Steroid wrote:If I've made my positions out to be lofty or noble, I have done so in error. They're not. They're simply useful positions for me to take. Giving them names only helps to understand how I reach them. Both a libertarian and a plutocrat might want lower taxes. I think that it's better to say why I want them.
This is why I think that we have so much trouble understanding each other. I don't read your positions as being universal. I think they're your positions, that you want me to feel the consequences of. Conversely, you see mine as universal, when they're not.
Truth be told, if I thought your positions were universal I'd be absolutely terrified of the world we live in. What I am bothered by is that you are applying labels to yourself that are not accurate to you at all. It makes it very difficult to discuss with someone when there's a huge disconnect between one statement ("I care about rights") and another statement ("I don't care about these people's rights"). It's OK to not be a libertarian (I'm not one!) and it's OK to not have a simple catch-all for your beliefs (I don't have one! Though I guess "liberal" is a semi-accurate approximation. Sorta.), but that doesn't mean you should use the label of a group that you're willing to use to further your own, separate, beliefs.

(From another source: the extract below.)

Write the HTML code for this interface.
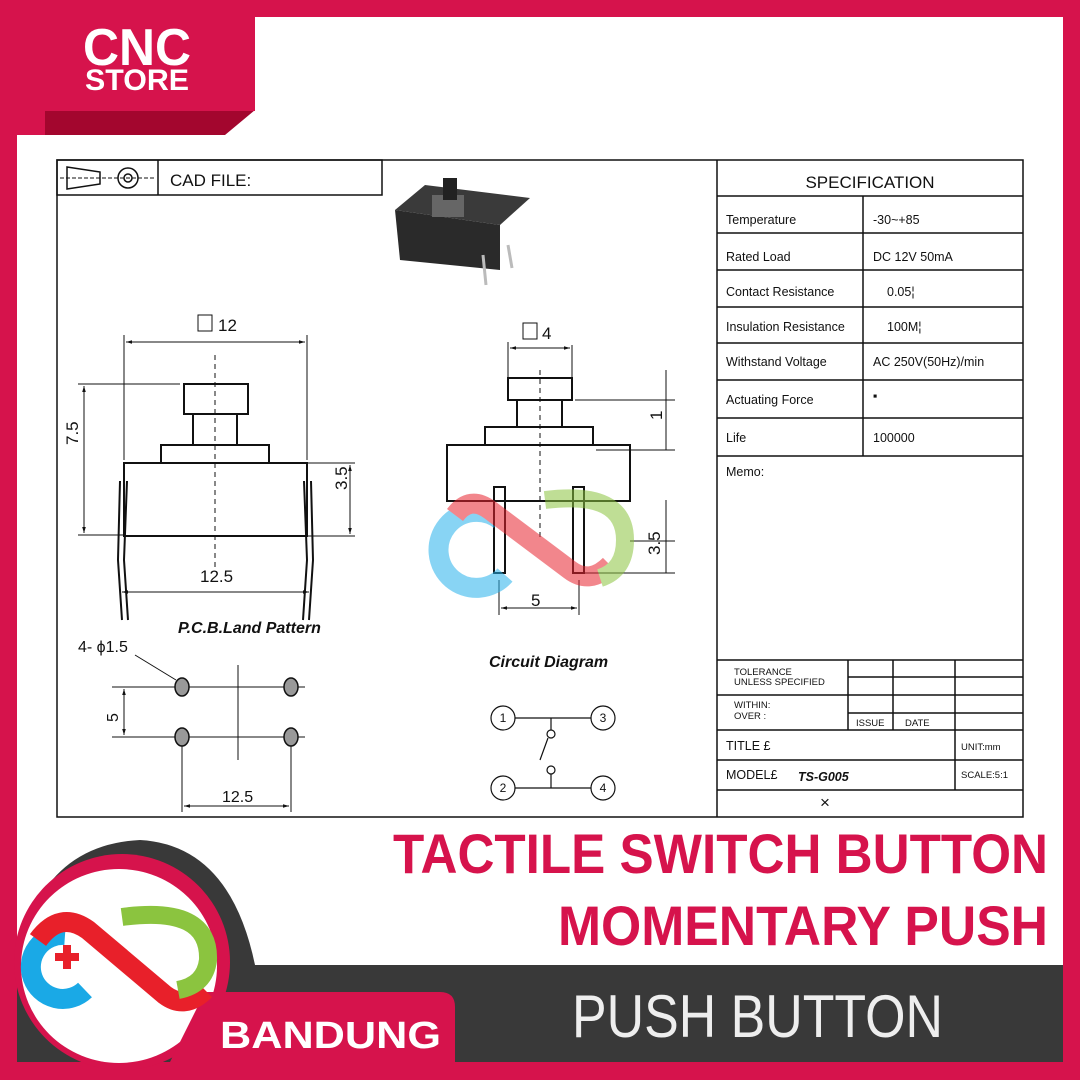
<!DOCTYPE html>
<html><head><meta charset="utf-8"><style>
html,body{margin:0;padding:0;background:#fff}
svg{display:block}
text{font-family:"Liberation Sans",Arial,sans-serif}
</style></head><body>
<svg width="1080" height="1080" viewBox="0 0 1080 1080" xmlns="http://www.w3.org/2000/svg">
<defs>
<marker id="a" viewBox="0 0 10 10" refX="10" refY="5" markerWidth="8" markerHeight="6" orient="auto-start-reverse"><path d="M0 2 L10 5 L0 8 Z" fill="#111"/></marker>
</defs>
<rect width="1080" height="1080" fill="#d6134c"/>
<rect x="17" y="17" width="1046" height="948" fill="#fff"/>
<polygon points="45,110 255,110 225,135 15,135" fill="#a3062e"/>
<rect x="45" y="15" width="210" height="96" fill="#d6134c"/>
<rect x="15" y="15" width="30" height="120" fill="#d6134c"/>
<text x="137" y="65" font-size="52" font-weight="bold" fill="#fff" text-anchor="middle" textLength="108" lengthAdjust="spacingAndGlyphs">CNC</text>
<text x="137" y="90" font-size="30" font-weight="bold" fill="#fff" text-anchor="middle" textLength="104" lengthAdjust="spacingAndGlyphs">STORE</text>

<g stroke="#111" fill="none" stroke-width="1.5">
<rect x="57" y="160" width="966" height="657"/>
<rect x="57" y="160" width="325" height="35"/>
<line x1="158" y1="160" x2="158" y2="195"/>
<polygon points="67,167 100,172 100,184 67,189"/>
<circle cx="128" cy="178" r="10"/><circle cx="128" cy="178" r="4"/>
<line x1="60" y1="178" x2="155" y2="178" stroke-dasharray="4,2" stroke-width="1"/>
<line x1="717" y1="160" x2="717" y2="817"/>
<line x1="717" y1="196" x2="1023" y2="196"/>
<line x1="717" y1="233" x2="1023" y2="233"/>
<line x1="717" y1="270" x2="1023" y2="270"/>
<line x1="717" y1="307" x2="1023" y2="307"/>
<line x1="717" y1="343" x2="1023" y2="343"/>
<line x1="717" y1="380" x2="1023" y2="380"/>
<line x1="717" y1="418" x2="1023" y2="418"/>
<line x1="717" y1="456" x2="1023" y2="456"/>
<line x1="863" y1="196" x2="863" y2="456"/>
<line x1="717" y1="660" x2="1023" y2="660"/>
<line x1="717" y1="695" x2="1023" y2="695"/>
<line x1="717" y1="730" x2="1023" y2="730"/>
<line x1="717" y1="760" x2="1023" y2="760"/>
<line x1="717" y1="790" x2="1023" y2="790"/>
<line x1="848" y1="660" x2="848" y2="730"/>
<line x1="893" y1="660" x2="893" y2="730"/>
<line x1="955" y1="660" x2="955" y2="790"/>
<line x1="848" y1="677" x2="1023" y2="677"/>
<line x1="848" y1="713" x2="1023" y2="713"/>
</g>
<g font-size="12.5" fill="#111">
<text x="170" y="186" font-size="17">CAD FILE:</text>
<text x="870" y="188" font-size="17" text-anchor="middle">SPECIFICATION</text>
<text x="726" y="224">Temperature</text><text x="873" y="224">-30~+85</text>
<text x="726" y="261">Rated Load</text><text x="873" y="261">DC 12V 50mA</text>
<text x="726" y="296">Contact Resistance</text><text x="887" y="296">0.05¦</text>
<text x="726" y="331">Insulation Resistance</text><text x="887" y="331">100M¦</text>
<text x="726" y="366">Withstand Voltage</text><text x="873" y="366">AC 250V(50Hz)/min</text>
<text x="726" y="404">Actuating Force</text><text x="873" y="400">▪</text>
<text x="726" y="442">Life</text><text x="873" y="442">100000</text>
<text x="726" y="476">Memo:</text>
<g font-size="9.5"><text x="734" y="675">TOLERANCE</text><text x="734" y="685">UNLESS SPECIFIED</text>
<text x="734" y="708">WITHIN:</text><text x="734" y="719">OVER  :</text>
<text x="856" y="726">ISSUE</text><text x="905" y="726">DATE</text>
<text x="961" y="750">UNIT:mm</text><text x="961" y="778">SCALE:5:1</text></g>
<text x="726" y="750">TITLE  £</text><text x="726" y="779">MODEL£</text>
<text x="798" y="781" font-style="italic" font-weight="bold">TS-G005</text>
<text x="820" y="808" font-size="17">×</text>
</g>

<polygon points="395,210 425,185 530,198 500,225" fill="#3a3a3a"/>
<polygon points="395,210 500,225 500,270 400,260" fill="#2a2a2a"/>
<rect x="432" y="195" width="32" height="22" fill="#666"/><rect x="443" y="178" width="14" height="22" fill="#222"/>
<path d="M483 255 L486 285 M508 245 L512 268" stroke="#bbb" stroke-width="3"/>

<g stroke="#111" fill="none" stroke-width="2">
<rect x="184" y="384" width="64" height="30"/><rect x="193" y="414" width="44" height="31"/>
<rect x="161" y="445" width="108" height="18"/><path d="M124 463 H307 V536 H124 Z"/>
<path d="M120 481 L118 560 L122 620 M127 481 L124 560 L128 620"/>
<path d="M311 481 L313 560 L309 620 M304 481 L307 560 L303 620"/>
</g>
<g stroke="#111" fill="none" stroke-width="1">
<line x1="215" y1="355" x2="215" y2="570" stroke-dasharray="5,4"/>
<line x1="124" y1="335" x2="124" y2="460"/><line x1="307" y1="335" x2="307" y2="460"/>
<line x1="126" y1="342" x2="305" y2="342" marker-start="url(#a)" marker-end="url(#a)"/>
<line x1="78" y1="384" x2="180" y2="384"/><line x1="78" y1="535" x2="124" y2="535"/>
<line x1="84" y1="386" x2="84" y2="533" marker-start="url(#a)" marker-end="url(#a)"/>
<line x1="307" y1="463" x2="355" y2="463"/><line x1="307" y1="536" x2="355" y2="536"/>
<line x1="350" y1="465" x2="350" y2="534" marker-start="url(#a)" marker-end="url(#a)"/>
<line x1="122" y1="592" x2="309" y2="592" marker-start="url(#a)" marker-end="url(#a)"/>
<line x1="510" y1="348" x2="570" y2="348" marker-start="url(#a)" marker-end="url(#a)"/>
<line x1="508" y1="342" x2="508" y2="385"/><line x1="572" y1="345" x2="572" y2="385"/>
<line x1="540" y1="370" x2="540" y2="540" stroke-dasharray="5,4"/>
<line x1="575" y1="400" x2="675" y2="400"/><line x1="596" y1="450" x2="675" y2="450"/>
<line x1="666" y1="370" x2="666" y2="450"/>
<line x1="630" y1="541" x2="675" y2="541"/><line x1="585" y1="573" x2="675" y2="573"/>
<line x1="666" y1="500" x2="666" y2="573"/>
<line x1="499" y1="580" x2="499" y2="615"/><line x1="579" y1="580" x2="579" y2="615"/>
<line x1="501" y1="608" x2="577" y2="608" marker-start="url(#a)" marker-end="url(#a)"/>
</g>
<g stroke="#111" fill="none" stroke-width="2">
<rect x="508" y="378" width="64" height="22"/><rect x="517" y="400" width="45" height="27"/>
<rect x="485" y="427" width="108" height="18"/><rect x="447" y="445" width="183" height="56"/>
<rect x="494" y="487" width="11" height="86"/><rect x="573" y="487" width="11" height="86"/>
</g>
<g opacity="0.55">
<path d="M500 520 A38 38 0 1 0 505 575" stroke="#27b2ec" stroke-width="20" fill="none"/>
<path d="M455 515 Q470 495 490 510 L570 570 Q590 585 610 565" stroke="#e82430" stroke-width="20" fill="none"/>
<path d="M545 500 Q625 490 625 540 Q625 570 600 578" stroke="#8bc43f" stroke-width="18" fill="none"/>
</g>
<g font-size="17" fill="#111">
<rect x="198" y="315" width="14" height="16" fill="none" stroke="#111"/><text x="218" y="331">12</text>
<rect x="523" y="323" width="14" height="16" fill="none" stroke="#111"/><text x="542" y="339">4</text>
<text x="200" y="582">12.5</text><text x="531" y="606">5</text>
<text transform="translate(78,445) rotate(-90)">7.5</text>
<text transform="translate(347,490) rotate(-90)">3.5</text>
<text transform="translate(660,555) rotate(-90)">3.5</text>
<text transform="translate(662,420) rotate(-90)">1</text>
<text x="178" y="633" font-style="italic" font-weight="bold" font-size="16">P.C.B.Land Pattern</text>
<text x="489" y="667" font-style="italic" font-weight="bold" font-size="16">Circuit Diagram</text>
<text x="78" y="652" font-size="16">4- ϕ1.5</text>
<text x="222" y="802" font-size="16">12.5</text>
<text transform="translate(118,722) rotate(-90)" font-size="16">5</text>
</g>
<g stroke="#111" fill="none" stroke-width="1">
<line x1="165" y1="687" x2="305" y2="687"/><line x1="165" y1="737" x2="305" y2="737"/>
<line x1="238" y1="665" x2="238" y2="760"/>
<line x1="112" y1="687" x2="165" y2="687"/><line x1="112" y1="737" x2="165" y2="737"/>
<line x1="124" y1="689" x2="124" y2="735" marker-start="url(#a)" marker-end="url(#a)"/>
<line x1="182" y1="745" x2="182" y2="812"/><line x1="291" y1="745" x2="291" y2="812"/>
<line x1="184" y1="806" x2="289" y2="806" marker-start="url(#a)" marker-end="url(#a)"/>
<line x1="135" y1="655" x2="176" y2="680"/>
</g>
<g fill="#999" stroke="#111" stroke-width="1.5">
<ellipse cx="182" cy="687" rx="7" ry="9"/><ellipse cx="291" cy="687" rx="7" ry="9"/>
<ellipse cx="182" cy="737" rx="7" ry="9"/><ellipse cx="291" cy="737" rx="7" ry="9"/>
</g>
<g stroke="#111" fill="none" stroke-width="1.2">
<circle cx="503" cy="718" r="12"/><circle cx="603" cy="718" r="12"/>
<circle cx="503" cy="788" r="12"/><circle cx="603" cy="788" r="12"/>
<line x1="515" y1="718" x2="591" y2="718"/><line x1="515" y1="788" x2="591" y2="788"/>
<line x1="551" y1="718" x2="551" y2="730"/><circle cx="551" cy="734" r="4"/>
<line x1="551" y1="788" x2="551" y2="774"/><circle cx="551" cy="770" r="4"/>
<line x1="548" y1="738" x2="540" y2="760"/>
</g>
<g font-size="12" fill="#111" text-anchor="middle">
<text x="503" y="722">1</text><text x="603" y="722">3</text><text x="503" y="792">2</text><text x="603" y="792">4</text>
</g>

<rect x="255" y="965" width="808" height="97" fill="#393939"/>
<rect x="0" y="1062" width="1080" height="18" fill="#d6134c"/>
<text x="1048" y="873" font-size="56" font-weight="bold" fill="#d6134c" text-anchor="end" textLength="655" lengthAdjust="spacingAndGlyphs">TACTILE SWITCH BUTTON</text>
<text x="1048" y="945" font-size="56" font-weight="bold" fill="#d6134c" text-anchor="end" textLength="490" lengthAdjust="spacingAndGlyphs">MOMENTARY PUSH</text>
<text x="572" y="1037" font-size="60" fill="#eee" textLength="371" lengthAdjust="spacingAndGlyphs">PUSH BUTTON</text>
<path d="M17 1062 L17 960 Q40 845 140 840 Q230 845 255 965 L255 1062 Z" fill="#393939"/>
<ellipse cx="122" cy="962" rx="108" ry="108" fill="#d6134c"/>
<ellipse cx="119" cy="966" rx="98" ry="97" fill="#fff"/>
<path d="M205 992 H440 Q455 992 455 1007 V1062 H170 Z" fill="#d6134c"/>
<text x="220" y="1048" font-size="38" font-weight="bold" fill="#fff" textLength="221" lengthAdjust="spacingAndGlyphs">BANDUNG</text>
<path d="M65 935 A32 32 0 1 0 85 990" stroke="#1aa9e6" stroke-width="20" fill="none"/>
<path d="M38 940 Q60 910 88 930 L165 995 Q185 1010 205 990" stroke="#e8202a" stroke-width="20" fill="none"/>
<path d="M122 917 Q210 905 208 960 Q205 985 178 990" stroke="#8bc43f" stroke-width="18" fill="none"/>
<path d="M55 953 h8 v-8 h8 v8 h8 v8 h-8 v8 h-8 v-8 h-8 z" fill="#e8202a"/>
</svg>
</body></html>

The whole thing could have been avoided by not insisting that you're a libertarian -- it's not an accurate description of your belief system (which, again, is fine -- though I do think I disagree with nearly every part of that system itself), even as a semi-accurate approximation. Your belief system is more accurately described as self-interest than as libertarianism. You're willing to use libertarianism to further your self-interest, but that doesn't mean your beliefs are libertarian. You can't see the rights of others as insignificantly as you do and be a libertarian.
Steroid wrote:I'm glad you brought up the monkey sphere. When I read about that, I thought, "This applies to me," and rather than assume that I am flawed because of it, took it as a good way of understanding myself.
The interesting thing about the monkey-sphere is it's supposed to apply to everyone. If I recall correctly, it's also believed to explain why people care so much about celebrities -- they act as a common point of the spheres of individuals, allow for an easier interaction. It also explains why we're more able to concern ourselves with atrocities in Eastern Europe or North Africa than we are with those in sub-Saharan Africa: the people in one set are less "points" further from our own sphere than the people in another set.